Несмотря на условность всех этих построек (уже самый ранний эпизод из жизни св. Франциска, где простой житель Ассизи внезапно стелет ему под ноги плащ как раз напротив местного храма Минервы с его античными колонами, – и Джотто, как в реале, показывает древний храм, стоящий бок о бок с башней городской ратуши, на которой разве что нет современных часов), они кажутся сделанными по-особенному наведенной резкостью, противопоставляющей их принципиально земной характер сине-зеленому, местами песчано-болотному, но почти всегда облезлому фону абстрактного, как это было в Падуе, задника.

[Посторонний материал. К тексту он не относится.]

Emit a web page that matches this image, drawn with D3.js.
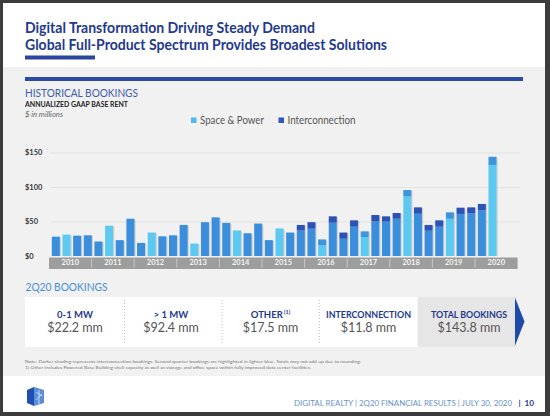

С этими фонами, так похожими на наплывы Марка Ротко (воздушность безвоздушного), однажды неплохо поработал наш современник Евгений Дыбский, превратив плоские падуанские и ассизские задники (особенно удачно вступали в диалог, как считает Дыбский, фрагменты именно из Сан-Франческо) в самодостаточные экспрессионистические полотна. Вихри этих воздушных течений, воздуховодов практически, активно участвующие в «настроении», фиксируемом помимо сознания, работают на то, что Бернард Беренсон обозначил умением Джотто создавать сверхреальность. Но не в смысле мистического откровения, а как глубинное обобщение натуры, позволяющее нам захлебываться в ее дополнительной осязательной ценности: «сила его художественного дарования сделала то, что мы воспринимаем изображенные им фигуры даже гораздо легче, полнее и интенсивнее, чем умеем воспринимать реально существующие предметы. В этом и заключается основная задача живописи…»
Над первым уровнем фресок «францисканского цикла» есть второй и даже третий, засунутый в межоконные пространства уже под самые своды. Это росписи 1288–1296 годов: на правой стороне нефа эпизоды из Книги Бытия, на левой – из Евангелий.